[BEGIN]
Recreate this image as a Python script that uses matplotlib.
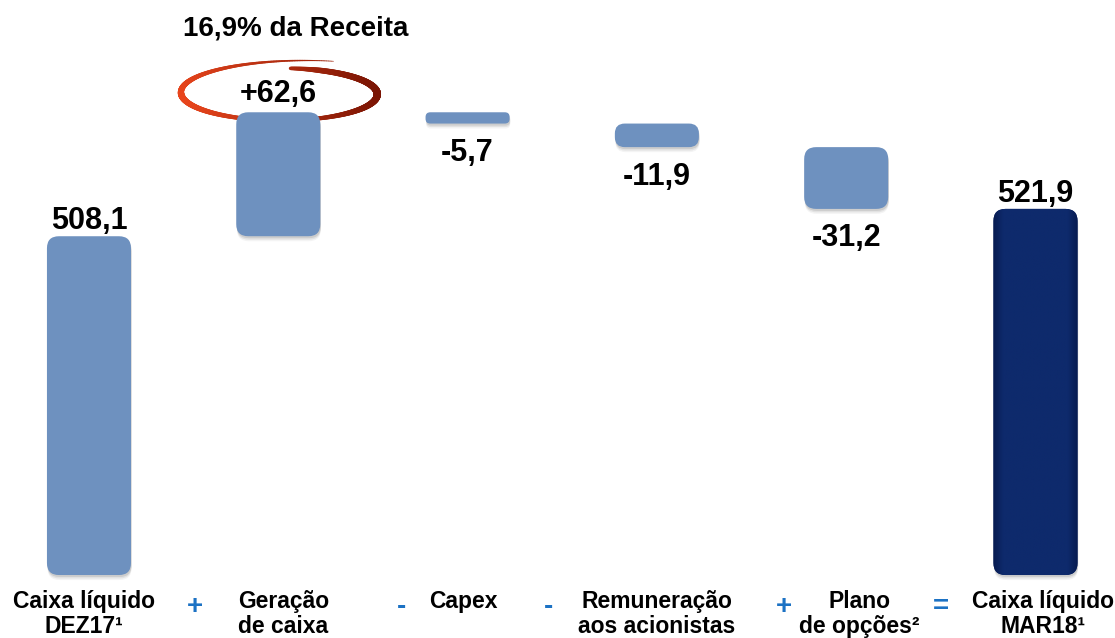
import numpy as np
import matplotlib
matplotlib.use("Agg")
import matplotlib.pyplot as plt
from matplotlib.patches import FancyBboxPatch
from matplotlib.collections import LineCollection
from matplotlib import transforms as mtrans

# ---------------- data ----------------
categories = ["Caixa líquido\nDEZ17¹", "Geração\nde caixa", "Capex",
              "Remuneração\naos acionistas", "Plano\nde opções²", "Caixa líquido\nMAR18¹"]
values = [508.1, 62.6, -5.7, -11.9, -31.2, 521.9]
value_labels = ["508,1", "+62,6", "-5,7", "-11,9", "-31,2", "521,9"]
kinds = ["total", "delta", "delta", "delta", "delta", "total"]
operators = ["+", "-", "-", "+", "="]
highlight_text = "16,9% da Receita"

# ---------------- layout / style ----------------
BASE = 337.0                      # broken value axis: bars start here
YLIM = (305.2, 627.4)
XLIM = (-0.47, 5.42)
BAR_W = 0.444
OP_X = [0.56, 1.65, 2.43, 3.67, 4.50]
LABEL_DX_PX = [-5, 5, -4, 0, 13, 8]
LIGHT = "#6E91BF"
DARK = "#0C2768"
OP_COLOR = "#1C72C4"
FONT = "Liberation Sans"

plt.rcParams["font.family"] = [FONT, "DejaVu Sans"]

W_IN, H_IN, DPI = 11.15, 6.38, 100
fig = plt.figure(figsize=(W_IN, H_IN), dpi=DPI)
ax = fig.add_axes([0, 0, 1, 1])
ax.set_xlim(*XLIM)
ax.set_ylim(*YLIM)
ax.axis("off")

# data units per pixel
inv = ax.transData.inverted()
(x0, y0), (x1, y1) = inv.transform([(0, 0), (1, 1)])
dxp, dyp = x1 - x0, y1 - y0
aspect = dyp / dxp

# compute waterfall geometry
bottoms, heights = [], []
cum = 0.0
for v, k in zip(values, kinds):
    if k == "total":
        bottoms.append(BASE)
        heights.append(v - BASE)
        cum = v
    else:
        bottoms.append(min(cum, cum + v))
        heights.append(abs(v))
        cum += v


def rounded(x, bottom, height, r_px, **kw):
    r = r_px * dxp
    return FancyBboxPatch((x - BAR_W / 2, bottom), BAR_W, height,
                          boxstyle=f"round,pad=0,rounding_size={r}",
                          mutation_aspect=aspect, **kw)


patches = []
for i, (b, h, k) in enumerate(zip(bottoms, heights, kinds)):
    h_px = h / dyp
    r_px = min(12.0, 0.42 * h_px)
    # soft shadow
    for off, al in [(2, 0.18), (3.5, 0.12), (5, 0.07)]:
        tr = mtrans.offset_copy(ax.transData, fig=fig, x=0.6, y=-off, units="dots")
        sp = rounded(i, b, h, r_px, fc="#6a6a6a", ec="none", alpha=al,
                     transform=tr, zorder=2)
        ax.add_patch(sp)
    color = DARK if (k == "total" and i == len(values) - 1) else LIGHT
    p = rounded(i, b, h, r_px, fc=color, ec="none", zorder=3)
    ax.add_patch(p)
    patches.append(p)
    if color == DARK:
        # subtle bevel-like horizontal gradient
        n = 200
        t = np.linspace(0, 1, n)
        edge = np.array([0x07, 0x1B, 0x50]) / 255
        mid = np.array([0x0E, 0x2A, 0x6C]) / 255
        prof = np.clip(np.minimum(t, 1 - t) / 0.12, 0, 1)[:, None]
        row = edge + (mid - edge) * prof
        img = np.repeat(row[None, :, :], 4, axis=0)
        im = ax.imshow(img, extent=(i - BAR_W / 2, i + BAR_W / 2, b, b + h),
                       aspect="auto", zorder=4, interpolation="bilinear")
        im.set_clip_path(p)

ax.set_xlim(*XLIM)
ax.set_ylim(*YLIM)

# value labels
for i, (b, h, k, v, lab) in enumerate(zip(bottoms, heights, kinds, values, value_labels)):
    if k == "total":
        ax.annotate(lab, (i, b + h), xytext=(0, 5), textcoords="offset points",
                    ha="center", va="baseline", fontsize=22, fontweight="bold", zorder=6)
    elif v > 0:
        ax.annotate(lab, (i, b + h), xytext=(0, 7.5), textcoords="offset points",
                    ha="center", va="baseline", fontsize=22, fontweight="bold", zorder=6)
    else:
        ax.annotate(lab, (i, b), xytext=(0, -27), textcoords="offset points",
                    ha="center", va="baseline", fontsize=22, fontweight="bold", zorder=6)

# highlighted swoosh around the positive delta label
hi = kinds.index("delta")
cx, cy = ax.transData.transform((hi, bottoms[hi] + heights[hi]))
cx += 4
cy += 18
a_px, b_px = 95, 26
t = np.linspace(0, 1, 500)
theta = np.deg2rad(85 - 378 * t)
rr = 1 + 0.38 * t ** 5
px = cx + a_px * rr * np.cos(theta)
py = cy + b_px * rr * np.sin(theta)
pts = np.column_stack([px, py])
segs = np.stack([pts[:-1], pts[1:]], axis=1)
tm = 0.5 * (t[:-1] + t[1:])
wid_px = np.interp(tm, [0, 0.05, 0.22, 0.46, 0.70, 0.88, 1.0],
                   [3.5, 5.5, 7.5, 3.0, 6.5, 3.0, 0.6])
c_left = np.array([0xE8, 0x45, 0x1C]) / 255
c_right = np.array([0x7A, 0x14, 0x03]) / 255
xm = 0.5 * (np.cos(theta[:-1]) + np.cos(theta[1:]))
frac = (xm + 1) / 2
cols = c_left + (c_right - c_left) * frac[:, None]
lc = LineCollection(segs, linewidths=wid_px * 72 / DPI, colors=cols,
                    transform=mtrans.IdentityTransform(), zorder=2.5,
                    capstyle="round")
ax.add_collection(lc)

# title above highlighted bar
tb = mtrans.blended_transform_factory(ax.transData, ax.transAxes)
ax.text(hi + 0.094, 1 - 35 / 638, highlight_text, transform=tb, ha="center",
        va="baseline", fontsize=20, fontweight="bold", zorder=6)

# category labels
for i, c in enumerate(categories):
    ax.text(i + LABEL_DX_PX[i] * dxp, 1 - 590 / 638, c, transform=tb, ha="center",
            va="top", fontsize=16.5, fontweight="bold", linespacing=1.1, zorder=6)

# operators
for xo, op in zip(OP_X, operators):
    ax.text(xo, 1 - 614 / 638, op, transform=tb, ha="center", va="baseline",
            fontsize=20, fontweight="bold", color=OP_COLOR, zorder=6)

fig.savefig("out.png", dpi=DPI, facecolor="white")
[END]
* STATED GOAL
Restate the material word for word from its first line through the line containing "aspect = dyp / dxp", both included; the pictures do not belong in it.

* CORRECT RESULT
Recreate this image as a Python script that uses matplotlib.
import numpy as np
import matplotlib
matplotlib.use("Agg")
import matplotlib.pyplot as plt
from matplotlib.patches import FancyBboxPatch
from matplotlib.collections import LineCollection
from matplotlib import transforms as mtrans

# ---------------- data ----------------
categories = ["Caixa líquido\nDEZ17¹", "Geração\nde caixa", "Capex",
              "Remuneração\naos acionistas", "Plano\nde opções²", "Caixa líquido\nMAR18¹"]
values = [508.1, 62.6, -5.7, -11.9, -31.2, 521.9]
value_labels = ["508,1", "+62,6", "-5,7", "-11,9", "-31,2", "521,9"]
kinds = ["total", "delta", "delta", "delta", "delta", "total"]
operators = ["+", "-", "-", "+", "="]
highlight_text = "16,9% da Receita"

# ---------------- layout / style ----------------
BASE = 337.0                      # broken value axis: bars start here
YLIM = (305.2, 627.4)
XLIM = (-0.47, 5.42)
BAR_W = 0.444
OP_X = [0.56, 1.65, 2.43, 3.67, 4.50]
LABEL_DX_PX = [-5, 5, -4, 0, 13, 8]
LIGHT = "#6E91BF"
DARK = "#0C2768"
OP_COLOR = "#1C72C4"
FONT = "Liberation Sans"

plt.rcParams["font.family"] = [FONT, "DejaVu Sans"]

W_IN, H_IN, DPI = 11.15, 6.38, 100
fig = plt.figure(figsize=(W_IN, H_IN), dpi=DPI)
ax = fig.add_axes([0, 0, 1, 1])
ax.set_xlim(*XLIM)
ax.set_ylim(*YLIM)
ax.axis("off")

# data units per pixel
inv = ax.transData.inverted()
(x0, y0), (x1, y1) = inv.transform([(0, 0), (1, 1)])
dxp, dyp = x1 - x0, y1 - y0
aspect = dyp / dxp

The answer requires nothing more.